== GOAL OF THE EXERCISE ==
Out of all the lines below, count those with the word "this". Give the number only.

== RAW RECORDS ==
------------------------------------------------------------
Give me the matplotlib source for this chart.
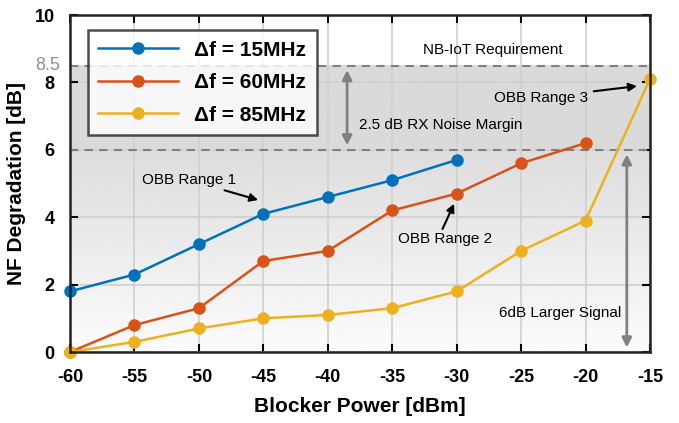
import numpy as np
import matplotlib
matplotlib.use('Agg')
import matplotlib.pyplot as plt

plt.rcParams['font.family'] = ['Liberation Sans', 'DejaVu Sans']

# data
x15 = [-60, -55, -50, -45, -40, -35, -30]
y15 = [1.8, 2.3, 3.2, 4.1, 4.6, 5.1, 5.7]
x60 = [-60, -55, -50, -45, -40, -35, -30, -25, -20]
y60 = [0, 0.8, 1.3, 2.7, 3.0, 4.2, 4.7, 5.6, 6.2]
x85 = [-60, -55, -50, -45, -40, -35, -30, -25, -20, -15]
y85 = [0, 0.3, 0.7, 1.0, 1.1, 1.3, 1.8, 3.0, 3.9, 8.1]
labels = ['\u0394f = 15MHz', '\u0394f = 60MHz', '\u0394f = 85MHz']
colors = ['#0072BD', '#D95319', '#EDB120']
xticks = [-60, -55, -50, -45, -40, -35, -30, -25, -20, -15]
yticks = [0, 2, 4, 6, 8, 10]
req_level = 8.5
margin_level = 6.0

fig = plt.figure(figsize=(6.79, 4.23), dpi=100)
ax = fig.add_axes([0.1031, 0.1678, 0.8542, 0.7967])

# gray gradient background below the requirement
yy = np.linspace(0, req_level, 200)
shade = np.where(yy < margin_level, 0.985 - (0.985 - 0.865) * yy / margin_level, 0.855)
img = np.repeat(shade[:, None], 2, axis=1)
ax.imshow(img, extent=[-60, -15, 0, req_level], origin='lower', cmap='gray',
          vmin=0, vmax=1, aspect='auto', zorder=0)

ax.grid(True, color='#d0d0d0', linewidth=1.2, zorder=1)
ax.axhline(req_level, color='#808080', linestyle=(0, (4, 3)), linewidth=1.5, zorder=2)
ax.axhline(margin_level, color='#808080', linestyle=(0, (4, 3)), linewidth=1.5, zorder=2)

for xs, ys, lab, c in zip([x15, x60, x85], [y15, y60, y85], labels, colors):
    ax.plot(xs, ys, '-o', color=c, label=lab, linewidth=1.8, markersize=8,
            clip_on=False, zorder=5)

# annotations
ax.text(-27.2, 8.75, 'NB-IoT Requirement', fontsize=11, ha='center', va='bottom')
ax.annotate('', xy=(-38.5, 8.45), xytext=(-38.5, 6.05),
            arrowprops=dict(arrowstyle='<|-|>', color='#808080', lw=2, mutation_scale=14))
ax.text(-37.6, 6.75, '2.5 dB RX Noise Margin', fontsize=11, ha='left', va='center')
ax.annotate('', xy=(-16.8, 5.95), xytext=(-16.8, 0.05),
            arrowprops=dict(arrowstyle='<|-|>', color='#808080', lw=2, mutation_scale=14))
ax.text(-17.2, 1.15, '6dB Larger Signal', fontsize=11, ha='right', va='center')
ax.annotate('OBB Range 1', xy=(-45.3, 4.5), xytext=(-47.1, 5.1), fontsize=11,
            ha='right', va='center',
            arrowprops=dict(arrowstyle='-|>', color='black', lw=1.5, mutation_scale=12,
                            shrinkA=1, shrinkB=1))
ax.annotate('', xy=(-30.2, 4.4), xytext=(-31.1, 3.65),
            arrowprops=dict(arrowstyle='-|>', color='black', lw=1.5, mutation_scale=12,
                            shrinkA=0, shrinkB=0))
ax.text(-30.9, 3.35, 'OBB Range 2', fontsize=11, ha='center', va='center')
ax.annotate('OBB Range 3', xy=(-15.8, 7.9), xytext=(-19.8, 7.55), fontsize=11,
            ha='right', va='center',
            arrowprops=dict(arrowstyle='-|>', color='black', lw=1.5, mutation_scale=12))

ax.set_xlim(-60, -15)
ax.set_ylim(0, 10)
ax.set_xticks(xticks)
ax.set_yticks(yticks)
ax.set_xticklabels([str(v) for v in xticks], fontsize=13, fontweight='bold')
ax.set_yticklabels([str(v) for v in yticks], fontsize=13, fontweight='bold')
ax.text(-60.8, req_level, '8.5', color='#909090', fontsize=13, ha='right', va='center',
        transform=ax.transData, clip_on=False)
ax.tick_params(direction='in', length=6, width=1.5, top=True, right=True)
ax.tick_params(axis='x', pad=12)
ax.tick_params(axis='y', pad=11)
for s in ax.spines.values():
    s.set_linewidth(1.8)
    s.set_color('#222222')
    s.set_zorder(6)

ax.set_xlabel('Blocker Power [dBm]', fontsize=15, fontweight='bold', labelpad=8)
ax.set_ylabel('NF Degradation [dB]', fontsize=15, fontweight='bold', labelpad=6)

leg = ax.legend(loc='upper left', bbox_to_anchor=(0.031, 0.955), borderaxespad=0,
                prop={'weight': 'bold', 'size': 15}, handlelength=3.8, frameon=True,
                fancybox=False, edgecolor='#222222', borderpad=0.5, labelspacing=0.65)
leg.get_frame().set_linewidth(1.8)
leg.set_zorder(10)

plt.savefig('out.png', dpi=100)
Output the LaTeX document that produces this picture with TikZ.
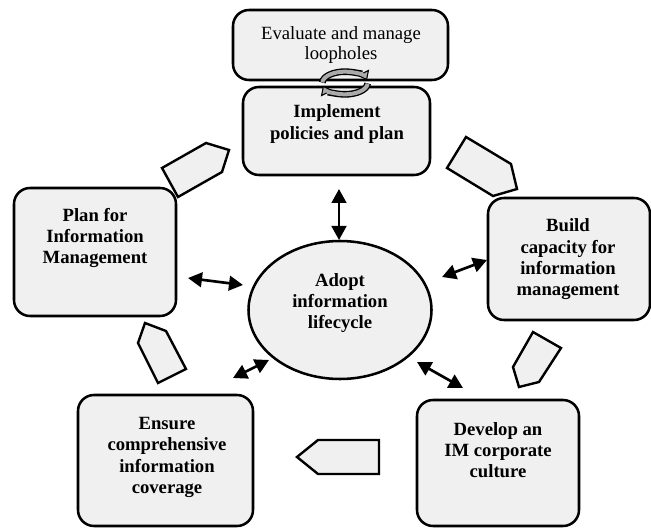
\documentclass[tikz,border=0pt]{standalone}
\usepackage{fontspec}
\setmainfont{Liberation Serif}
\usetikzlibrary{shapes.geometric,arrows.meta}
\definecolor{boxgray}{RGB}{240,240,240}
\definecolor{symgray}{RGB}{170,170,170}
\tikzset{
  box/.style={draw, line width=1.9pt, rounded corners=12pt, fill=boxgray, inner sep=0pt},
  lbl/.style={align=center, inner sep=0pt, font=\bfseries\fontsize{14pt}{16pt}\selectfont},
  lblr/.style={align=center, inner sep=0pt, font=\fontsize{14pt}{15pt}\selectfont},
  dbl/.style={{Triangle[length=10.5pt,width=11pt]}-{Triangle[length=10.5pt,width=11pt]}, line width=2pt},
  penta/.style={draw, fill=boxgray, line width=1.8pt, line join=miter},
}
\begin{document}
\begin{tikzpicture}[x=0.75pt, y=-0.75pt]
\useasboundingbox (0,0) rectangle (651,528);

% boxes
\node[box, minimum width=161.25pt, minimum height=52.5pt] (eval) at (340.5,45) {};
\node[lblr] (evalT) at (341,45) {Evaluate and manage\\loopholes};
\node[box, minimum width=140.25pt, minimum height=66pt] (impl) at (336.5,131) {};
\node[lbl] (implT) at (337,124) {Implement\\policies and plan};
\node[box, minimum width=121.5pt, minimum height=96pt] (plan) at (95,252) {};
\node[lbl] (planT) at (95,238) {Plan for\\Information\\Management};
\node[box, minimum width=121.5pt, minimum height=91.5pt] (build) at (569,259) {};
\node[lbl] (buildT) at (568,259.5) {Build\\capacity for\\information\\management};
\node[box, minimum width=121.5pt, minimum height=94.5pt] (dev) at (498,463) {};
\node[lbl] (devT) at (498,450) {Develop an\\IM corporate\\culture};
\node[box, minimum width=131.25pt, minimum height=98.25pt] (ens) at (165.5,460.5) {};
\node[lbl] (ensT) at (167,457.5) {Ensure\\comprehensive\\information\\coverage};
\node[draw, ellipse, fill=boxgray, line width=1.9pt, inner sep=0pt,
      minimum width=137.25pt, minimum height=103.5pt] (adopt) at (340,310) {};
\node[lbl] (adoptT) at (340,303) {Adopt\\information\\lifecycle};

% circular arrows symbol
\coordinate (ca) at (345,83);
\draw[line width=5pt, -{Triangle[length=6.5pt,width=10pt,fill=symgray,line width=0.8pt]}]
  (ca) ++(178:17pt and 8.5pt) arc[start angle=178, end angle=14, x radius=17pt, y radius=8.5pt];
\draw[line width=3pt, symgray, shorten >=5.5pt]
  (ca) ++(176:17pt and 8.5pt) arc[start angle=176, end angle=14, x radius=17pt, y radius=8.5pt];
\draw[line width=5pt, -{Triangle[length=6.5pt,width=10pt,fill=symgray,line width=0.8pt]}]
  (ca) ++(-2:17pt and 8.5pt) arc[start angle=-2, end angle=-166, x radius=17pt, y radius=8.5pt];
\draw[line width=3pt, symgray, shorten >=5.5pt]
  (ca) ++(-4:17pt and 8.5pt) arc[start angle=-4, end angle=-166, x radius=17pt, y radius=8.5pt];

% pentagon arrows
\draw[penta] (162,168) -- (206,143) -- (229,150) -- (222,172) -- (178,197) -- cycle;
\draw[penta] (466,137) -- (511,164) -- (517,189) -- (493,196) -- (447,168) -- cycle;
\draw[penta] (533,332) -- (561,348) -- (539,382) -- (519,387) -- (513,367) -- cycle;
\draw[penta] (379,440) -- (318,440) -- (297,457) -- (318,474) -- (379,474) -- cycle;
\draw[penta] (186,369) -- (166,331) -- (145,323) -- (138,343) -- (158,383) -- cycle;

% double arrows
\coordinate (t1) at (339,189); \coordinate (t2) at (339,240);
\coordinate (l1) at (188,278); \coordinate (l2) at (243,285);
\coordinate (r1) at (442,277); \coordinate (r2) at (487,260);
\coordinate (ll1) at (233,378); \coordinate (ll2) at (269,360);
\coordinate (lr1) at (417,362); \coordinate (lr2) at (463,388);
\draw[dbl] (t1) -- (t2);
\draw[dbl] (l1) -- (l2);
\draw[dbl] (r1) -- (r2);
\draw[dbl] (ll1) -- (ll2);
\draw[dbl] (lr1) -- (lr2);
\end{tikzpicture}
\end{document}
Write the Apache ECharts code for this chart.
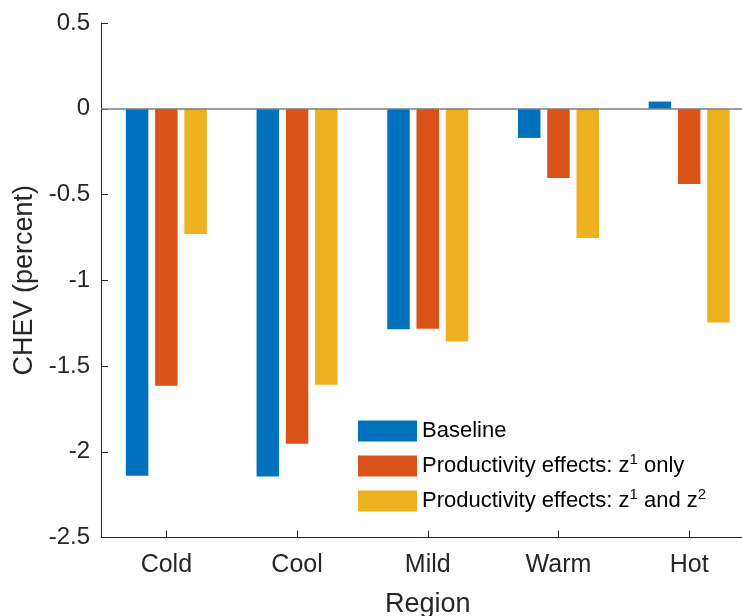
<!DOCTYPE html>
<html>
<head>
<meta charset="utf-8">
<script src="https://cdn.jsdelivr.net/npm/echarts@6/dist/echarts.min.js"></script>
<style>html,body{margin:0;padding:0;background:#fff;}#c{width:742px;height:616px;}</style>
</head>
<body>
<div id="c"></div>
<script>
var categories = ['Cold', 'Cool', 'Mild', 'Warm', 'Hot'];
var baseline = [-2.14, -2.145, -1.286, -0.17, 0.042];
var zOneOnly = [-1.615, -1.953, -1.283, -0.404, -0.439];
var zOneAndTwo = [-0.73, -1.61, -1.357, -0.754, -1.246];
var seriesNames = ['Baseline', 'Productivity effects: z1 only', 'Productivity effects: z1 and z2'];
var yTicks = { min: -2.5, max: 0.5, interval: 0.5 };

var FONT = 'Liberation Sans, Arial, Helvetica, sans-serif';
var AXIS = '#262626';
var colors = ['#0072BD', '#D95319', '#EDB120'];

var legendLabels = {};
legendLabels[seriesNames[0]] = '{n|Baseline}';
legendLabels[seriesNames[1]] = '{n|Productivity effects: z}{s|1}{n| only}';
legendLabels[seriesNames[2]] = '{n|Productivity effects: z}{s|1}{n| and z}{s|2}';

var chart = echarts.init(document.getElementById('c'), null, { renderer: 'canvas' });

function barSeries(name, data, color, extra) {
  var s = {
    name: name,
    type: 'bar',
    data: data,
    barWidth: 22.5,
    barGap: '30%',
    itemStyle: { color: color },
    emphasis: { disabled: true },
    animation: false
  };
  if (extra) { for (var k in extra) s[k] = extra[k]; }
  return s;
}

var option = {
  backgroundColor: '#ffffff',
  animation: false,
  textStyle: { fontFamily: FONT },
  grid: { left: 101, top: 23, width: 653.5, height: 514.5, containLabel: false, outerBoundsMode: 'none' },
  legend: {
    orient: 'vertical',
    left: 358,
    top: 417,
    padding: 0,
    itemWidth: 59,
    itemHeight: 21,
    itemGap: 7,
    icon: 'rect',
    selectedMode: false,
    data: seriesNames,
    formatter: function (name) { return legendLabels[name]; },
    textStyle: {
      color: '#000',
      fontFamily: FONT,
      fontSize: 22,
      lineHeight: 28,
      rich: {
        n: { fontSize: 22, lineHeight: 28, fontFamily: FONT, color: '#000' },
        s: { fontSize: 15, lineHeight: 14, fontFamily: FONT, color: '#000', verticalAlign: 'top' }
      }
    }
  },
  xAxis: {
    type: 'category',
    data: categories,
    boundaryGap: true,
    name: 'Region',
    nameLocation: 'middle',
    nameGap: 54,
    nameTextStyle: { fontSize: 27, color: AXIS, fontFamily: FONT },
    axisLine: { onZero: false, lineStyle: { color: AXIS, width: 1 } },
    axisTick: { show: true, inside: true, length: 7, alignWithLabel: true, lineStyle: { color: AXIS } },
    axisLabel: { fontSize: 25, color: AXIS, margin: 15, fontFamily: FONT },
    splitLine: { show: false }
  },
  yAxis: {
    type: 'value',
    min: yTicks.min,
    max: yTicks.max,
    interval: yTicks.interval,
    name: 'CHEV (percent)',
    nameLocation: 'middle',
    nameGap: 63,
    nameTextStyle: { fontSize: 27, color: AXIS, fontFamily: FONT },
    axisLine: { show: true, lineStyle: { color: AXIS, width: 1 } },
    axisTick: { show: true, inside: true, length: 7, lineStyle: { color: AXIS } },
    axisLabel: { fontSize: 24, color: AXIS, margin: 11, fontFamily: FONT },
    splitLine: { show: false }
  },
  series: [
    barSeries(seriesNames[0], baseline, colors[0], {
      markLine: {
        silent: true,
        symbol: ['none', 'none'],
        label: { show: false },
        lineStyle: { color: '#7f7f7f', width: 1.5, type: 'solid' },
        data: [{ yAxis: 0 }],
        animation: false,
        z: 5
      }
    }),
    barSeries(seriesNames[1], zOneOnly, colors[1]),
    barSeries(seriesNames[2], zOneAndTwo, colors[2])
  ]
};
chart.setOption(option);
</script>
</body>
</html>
------------------------------------------------------------
== OUTPUT OF THE EXERCISE ==
3